2020 has been a rough year for everyone as the pandemic broke out. Every single human was confined between the four walls. But, no doubt, it had actually made the world smaller through online schemes and technologies. But, is the phrase “the world got smaller” ample. The answer seems pretty complicated.

The pandemic and its consequences got hold of each and every student, be it a kindergartener or a university student. Yes, we had our classes, “online classes”, no doubt. But, did these online classes made the students well prepared for the offline exams? That is the real question.

If we look on the brighter side, yes, it really did help the students in a way or two, at times like this. These online classes gave the opportunity to every student, or, would it be more honest to say “some of them”, to think or act more productively even when we were confined in our rooms. And yes, it also gave an opportunity to learn to be more techno-friendly, to us, no doubt. But, are these brighter sides, as I call it, enough for appearing the REAL offline exams for the students. I don’t think so, because these online classes had drawbacks on the dominant side, in my opinion.

First of all, if we consider the situation of the majority of the students of a developing or rather an underdeveloped nation like ours, where the majority of the students have a poor financial status or background, these online studies had a humongous drawback. There is a large no. of students who cannot actually afford the resources for online studies, even a low budget smartphone, or if they had it, not a proper connection. Did they actually join the classes? This seems to be a question, of which the answer is very ambiguous.

Secondly, the same basic question arises on my mind, if we tend to look at the picture of those students who are from the rural areas where there is not a stable connection available or no connection at all. I do not think they attended the classes or if they did, it would not have been a very fine experience, in my opinion. Do you think would they be able to sit for the offline exams? Or if they do, would they be able to stand up to their expected “good grades”.

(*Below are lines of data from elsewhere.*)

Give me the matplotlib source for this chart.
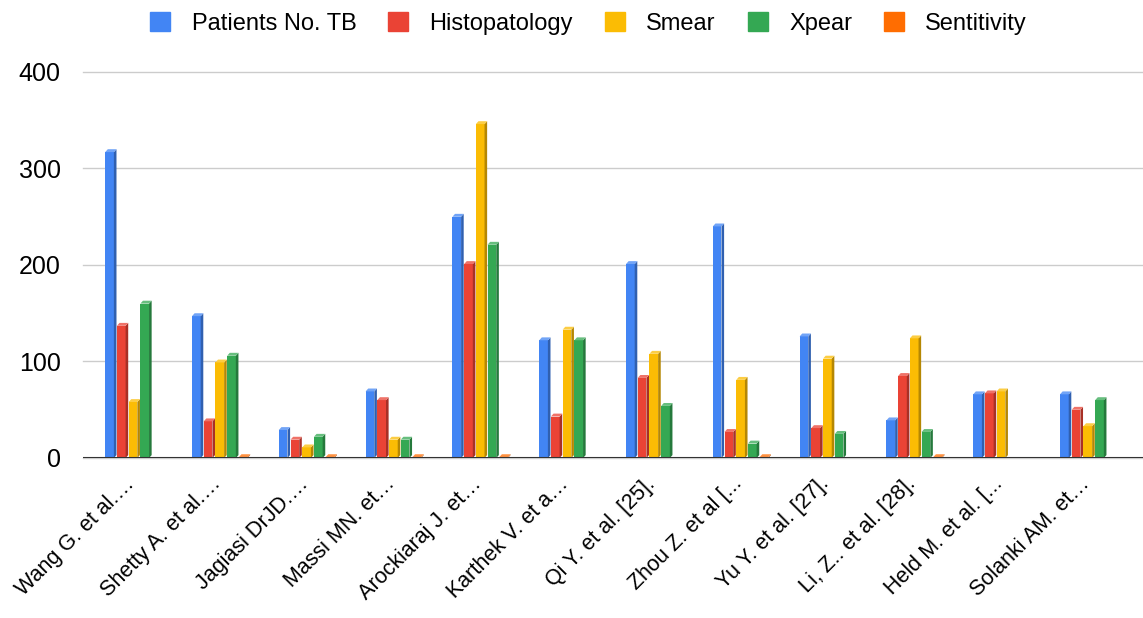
import numpy as np
import matplotlib.pyplot as plt
import matplotlib.transforms as mtransforms
from matplotlib.patches import Patch

plt.rcParams['font.family'] = ['Liberation Sans', 'DejaVu Sans']

studies = ['Wang G. et al.…', 'Shetty A. et al.…', 'Jagiasi DrJD.…', 'Massi MN. et…',
           'Arockiaraj J. et…', 'Karthek V. et a…', 'Qi Y. et al. [25].', 'Zhou Z. et al [...',
           'Yu Y. et al. [27].', 'Li, Z.. et al. [28].', 'Held M. et al. [...', 'Solanki AM. et…']
patients = [317, 147, 29, 69, 250, 122, 201, 240, 126, 39, 66, 66]
histo = [137, 38, 19, 60, 201, 43, 83, 27, 31, 85, 67, 50]
smear = [58, 99, 11, 19, 346, 133, 108, 81, 103, 124, 69, 33]
xpear = [160, 106, 22, 19, 221, 122, 54, 15, 25, 27, np.nan, 60]
sens = [np.nan, 0.9, 0.9, 0.9, 0.9, np.nan, np.nan, 0.9, np.nan, 0.9, np.nan, np.nan]

series = [('Patients No. TB', patients), ('Histopatology', histo), ('Smear', smear),
          ('Xpear', xpear), ('Sentitivity', sens)]
colors = ['#4285F4', '#EA4335', '#FBBC04', '#34A853', '#FF6D01']


def shade(c, f):
    r, g, b = [int(c[i:i + 2], 16) / 255 for i in (1, 3, 5)]
    if f < 1:
        return (r * f, g * f, b * f)
    return (r + (1 - r) * (f - 1), g + (1 - g) * (f - 1), b + (1 - b) * (f - 1))


fig = plt.figure(figsize=(11.43, 6.18), dpi=100)
ax = fig.add_axes([0.0726, 0.2589, 0.9274, 0.6246])

x = np.arange(len(studies))
step = 0.135
fw = 0.10
sw = step - fw - 0.005
dy = 3.0
for k, (name, vals) in enumerate(series):
    pos = x - 2 * step + k * step - fw / 2
    vals = np.array(vals, dtype=float)
    c = colors[k]
    for p, h in zip(pos, vals):
        if np.isnan(h):
            continue
        ax.fill([p, p + fw, p + fw, p], [0, 0, h, h], color=c, lw=0, zorder=3)
        ax.fill([p + fw, p + fw + sw, p + fw + sw, p + fw], [0, dy, h + dy, h],
                color=shade(c, 0.72), lw=0, zorder=3)
        ax.fill([p, p + fw, p + fw + sw, p + sw], [h, h, h + dy, h + dy],
                color=shade(c, 1.25), lw=0, zorder=3)

ax.set_xlim(-0.576, 11.636)
ax.set_ylim(0, 400)
ax.set_yticks([0, 100, 200, 300, 400])
ax.grid(axis='y', color='#cccccc', lw=1, zorder=0)
ax.set_axisbelow(True)
for gl in ax.get_ygridlines():
    gl.set_clip_on(False)
ax.axhline(0, color='#333333', lw=1.5, zorder=4)
ax.axhspan(-4, 0, color='#eeeeee', lw=0, zorder=1)
for s in ax.spines.values():
    s.set_visible(False)
ax.tick_params(length=0)
ax.tick_params(axis='y', labelsize=18, pad=16)
ax.set_xticks(x)
ax.set_xticklabels(studies, rotation=45, ha='right', rotation_mode='anchor', fontsize=15.5)
ax.tick_params(axis='x', pad=11)
shift = mtransforms.ScaledTranslation(-9 / 100, 0, fig.dpi_scale_trans)
for lbl in ax.get_xticklabels():
    lbl.set_transform(lbl.get_transform() + shift)

handles = [Patch(color=c, label=n) for c, (n, _) in zip(colors, series)]
fig.legend(handles=handles, loc='center', bbox_to_anchor=(0.515, 0.962), ncol=5, frameon=False,
           fontsize=17, handlelength=0.85, handleheight=0.85, columnspacing=1.35, handletextpad=0.9)

fig.savefig('out.png', dpi=100)
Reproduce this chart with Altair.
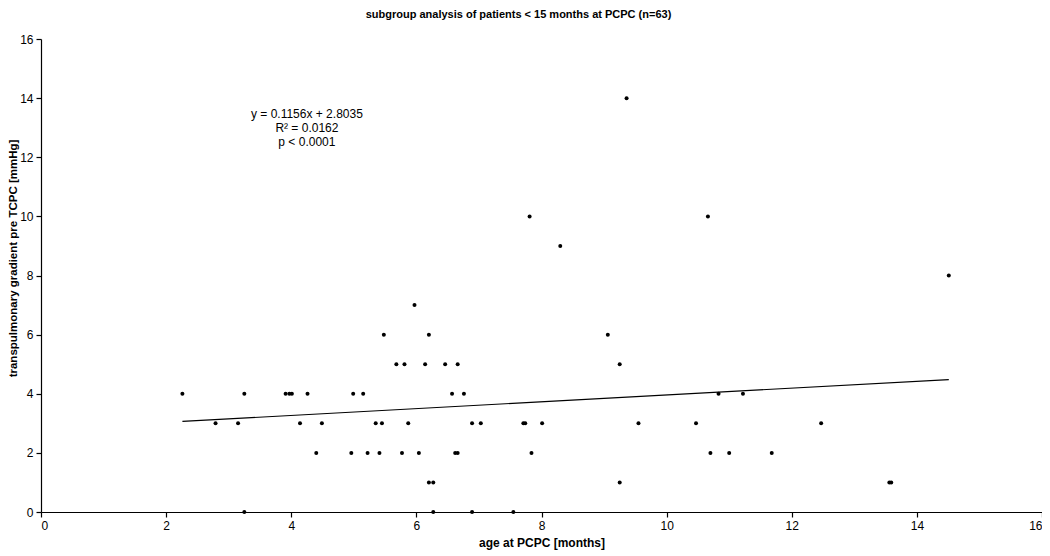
import altair as alt
import pandas as pd

age_months = [2.26, 2.79, 3.15, 3.25, 3.25, 3.91, 3.97, 4.01, 4.26, 4.14,
              4.40, 4.49, 4.96, 4.99, 5.97, 5.48, 6.20, 9.06, 5.68, 5.81,
              6.14, 6.46, 6.66, 9.25, 5.15, 6.57, 6.76, 10.47, 5.35, 5.45,
              5.87, 6.89, 7.03, 7.71, 7.74, 8.01, 9.55, 5.22, 5.41, 5.77,
              6.04, 6.62, 6.66, 7.84, 6.20, 6.27, 9.25, 6.27, 6.89, 7.55,
              10.83, 11.22, 12.47, 10.70, 11.00, 11.68, 13.56, 13.59, 9.36, 7.81,
              10.66, 8.30, 14.51]
gradient = [4, 3, 3, 4, 0, 4, 4, 4, 4, 3,
            2, 3, 2, 4, 7, 6, 6, 6, 5, 5,
            5, 5, 5, 5, 4, 4, 4, 3, 3, 3,
            3, 3, 3, 3, 3, 3, 3, 2, 2, 2,
            2, 2, 2, 2, 1, 1, 1, 0, 0, 0,
            4, 4, 3, 2, 2, 2, 1, 1, 14, 10,
            10, 9, 8]

slope = 0.1156
intercept = 2.8035
annotation_lines = ["y = 0.1156x + 2.8035", "R\u00b2 = 0.0162", "p < 0.0001"]
annotation_x = [4.25, 4.25, 4.25]
annotation_y = [13.45, 12.98, 12.5]

pts = pd.DataFrame({"age": age_months, "tpg": gradient})
x_ends = [min(age_months), max(age_months)]
fit = pd.DataFrame({"age": x_ends, "tpg": [slope * v + intercept for v in x_ends]})
ann = pd.DataFrame({"age": annotation_x, "tpg": annotation_y, "label": annotation_lines})

FONT = "Liberation Sans"

x_scale = alt.Scale(domain=[0, 16], nice=False, zero=True)
y_scale = alt.Scale(domain=[0, 16], nice=False, zero=True)

x_axis = alt.Axis(title="age at PCPC [months]", values=list(range(0, 17, 2)), format="d",
                  grid=False, domainColor="black", tickColor="black", tickSize=5,
                  labelFont=FONT, labelFontSize=12, labelColor="black", labelPadding=3,
                  titleFont=FONT, titleFontSize=12, titleFontWeight="bold",
                  titleColor="black", titlePadding=6)
y_axis = alt.Axis(title="transpulmonary gradient pre TCPC [mmHg]", values=list(range(0, 17, 2)),
                  format="d",
                  grid=False, domainColor="black", tickColor="black", tickSize=5,
                  labelFont=FONT, labelFontSize=12, labelColor="black", labelPadding=3,
                  titleFont=FONT, titleFontSize=11.5, titleFontWeight="bold",
                  titleColor="black", titleX=-28, titleY=219, titleBaseline="middle",
                  titleAngle=270)

points = alt.Chart(pts).mark_circle(size=16, color="black", opacity=1).encode(
    x=alt.X("age:Q", scale=x_scale, axis=x_axis),
    y=alt.Y("tpg:Q", scale=y_scale, axis=y_axis),
)

line = alt.Chart(fit).mark_line(color="black", strokeWidth=1.2).encode(
    x="age:Q", y="tpg:Q"
)

text = alt.Chart(ann).mark_text(font=FONT, fontSize=12, color="black", align="center",
                                baseline="middle").encode(
    x="age:Q", y="tpg:Q", text="label:N"
)

chart = (line + points + text).properties(
    width=1001, height=473,
    autosize=alt.AutoSizeParams(type="none"),
    padding={"left": 33, "top": 31, "right": 0, "bottom": 44},
    title=alt.TitleParams("subgroup analysis of patients < 15 months at PCPC (n=63)",
                          font=FONT, fontSize=11, fontWeight="bold", color="black",
                          anchor="middle", dx=-23, offset=13),
).configure_view(stroke=None).configure_axis(domainWidth=1.2, tickWidth=1.2)

chart.save("out.html", embed_options={"renderer": "svg", "actions": False})
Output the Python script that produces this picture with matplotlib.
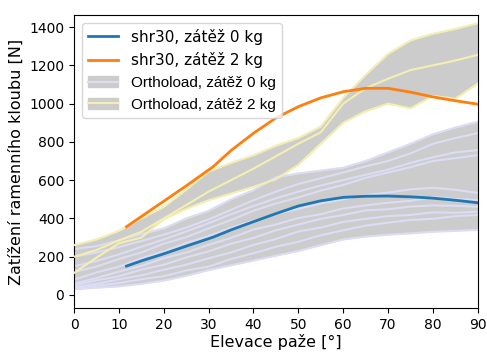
import numpy as np
import matplotlib
matplotlib.use("Agg")
import matplotlib.pyplot as plt
from matplotlib.patches import Patch
from matplotlib.lines import Line2D

# elevation grid of the Orthoload curves
elev = np.arange(0, 91, 5)

# Orthoload, 0 kg (individual patients)
ol0_1 = [240, 255, 285, 318, 348, 400, 440, 500, 548, 615, 635, 650, 665, 700, 745, 790, 840, 875, 905]
ol0_2 = [200, 222, 250, 282, 315, 352, 395, 445, 495, 540, 580, 610, 640, 672, 700, 740, 790, 820, 846]
ol0_3 = [150, 178, 212, 252, 290, 332, 375, 422, 465, 505, 540, 572, 600, 628, 655, 690, 720, 745, 757]
ol0_4 = [120, 148, 188, 222, 268, 302, 348, 392, 440, 478, 510, 545, 575, 612, 640, 668, 700, 715, 731]
ol0_5 = [80, 118, 148, 192, 228, 272, 308, 352, 388, 422, 450, 478, 500, 522, 535, 552, 560, 550, 533]
ol0_6 = [60, 88, 122, 152, 192, 222, 262, 298, 342, 368, 402, 422, 452, 468, 482, 492, 512, 502, 496]
ol0_7 = [50, 76, 98, 132, 158, 196, 228, 268, 298, 338, 368, 398, 418, 442, 448, 462, 468, 466, 461]
ol0_8 = [40, 58, 82, 102, 132, 158, 192, 222, 262, 292, 332, 352, 382, 398, 412, 418, 432, 430, 435]
ol0_9 = [35, 48, 62, 82, 98, 128, 148, 188, 218, 252, 278, 312, 338, 362, 378, 392, 398, 412, 418]
ol0_10 = [30, 38, 45, 58, 75, 100, 130, 155, 180, 205, 230, 260, 290, 305, 315, 322, 330, 335, 340]

# Orthoload, 2 kg
ol2_1 = [260, 290, 335, 400, 460, 550, 645, 690, 730, 780, 820, 880, 1030, 1150, 1260, 1330, 1365, 1390, 1420]
ol2_2 = [200, 235, 285, 330, 400, 470, 540, 600, 660, 725, 790, 850, 1000, 1080, 1130, 1175, 1200, 1225, 1255]
ol2_3 = [115, 195, 270, 300, 395, 450, 495, 530, 565, 605, 680, 790, 900, 960, 1000, 975, 1040, 1025, 1105]

# shr30 model
shr_x = [11.7, 15, 20, 25, 31, 35, 40, 45, 50, 55, 60, 65, 70, 75, 80, 85, 90]
shr0 = [151, 178, 215, 255, 302, 340, 383, 425, 465, 492, 510, 516, 517, 513, 506, 495, 482]
shr2 = [357, 410, 490, 570, 670, 755, 845, 925, 984, 1030, 1062, 1080, 1080, 1060, 1035, 1015, 997]

band_col = '#cccccc'
lav = '#dcdcf5'
yel = '#f4eeb0'

ol0 = np.array([ol0_1, ol0_2, ol0_3, ol0_4, ol0_5, ol0_6, ol0_7, ol0_8, ol0_9, ol0_10])
ol2 = np.array([ol2_1, ol2_2, ol2_3])

fig = plt.figure(figsize=(4.87, 3.53), dpi=100)
ax = fig.add_axes([0.152, 0.1275, 0.829, 0.83])

ax.fill_between(elev, ol2.min(axis=0), ol2.max(axis=0), color=band_col, lw=0, zorder=1)
ax.fill_between(elev, ol0.min(axis=0), ol0.max(axis=0), color=band_col, lw=0, zorder=1)
for c in ol0:
    ax.plot(elev, c, color=lav, lw=1.5, zorder=2)
for c in ol2:
    ax.plot(elev, c, color=yel, lw=1.5, zorder=3)

ax.plot(shr_x, shr0, color='#1f77b4', lw=2, zorder=4)
ax.plot(shr_x, shr2, color='#ff7f0e', lw=2, zorder=4)

ax.set_xlim(0, 90)
ax.set_ylim(-68, 1463)
ax.set_xticks(np.arange(0, 91, 10))
ax.set_yticks(np.arange(0, 1401, 200))
ax.tick_params(labelsize=10)
ax.set_xlabel('Elevace paže [°]', fontsize=11.5, labelpad=2)
ax.set_ylabel('Zatížení ramenního kloubu [N]', fontsize=11.5)

handles = [
    Line2D([], [], color='#1f77b4', lw=2),
    Line2D([], [], color='#ff7f0e', lw=2),
    (Patch(color=band_col), Line2D([], [], color=lav, lw=1.5)),
    (Patch(color=band_col), Line2D([], [], color=yel, lw=1.5)),
]
labels = ['shr30, zátěž 0 kg', 'shr30, zátěž 2 kg',
          'Orthoload, zátěž 0 kg', 'Orthoload, zátěž 2 kg']
leg = ax.legend(handles, labels, loc='upper left', fontsize=11)
for t in leg.get_texts()[2:]:
    t.set_fontfamily('Liberation Sans')

fig.savefig('out.png', dpi=100)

Lastly, let us look at another picture. What do you think the conditions or the experience would have been for those students who had taken up or chosen technical subjects or simply subjects or streams where they have practical exams? I suppose that they might not, apparently, got the proper knowledge or the experiences which they were supposed to, or usually get from inside the laboratories, or field studies. In fact, I am facing this exact difficulty. I have taken up Linguistics as my specialization paper, for the degree of Master in English Literature. It actually is a very technical paper even though it is included in the humanities’ stream, where I have to learn how to transcribe a word in a linguists’ approach. I faced a real hard time trying to learn these things through online classes. My point here is that some streams or rather some subjects are meant to be taught in first hand inside a classroom on a board rather than on an online class. Only then, we could actually learn those technical things.

Now, as the doors are opening up, we the students are told to sit for the offline exams. Yes, if we look at the first two concerns of mine, an offline exam sounds pretty much fair of a solution for them. But let’s put the whole picture to a single screen. Will we be able to rock the offline exams, perform well and get good grades? That remains a mystery for the majority of us, the Students.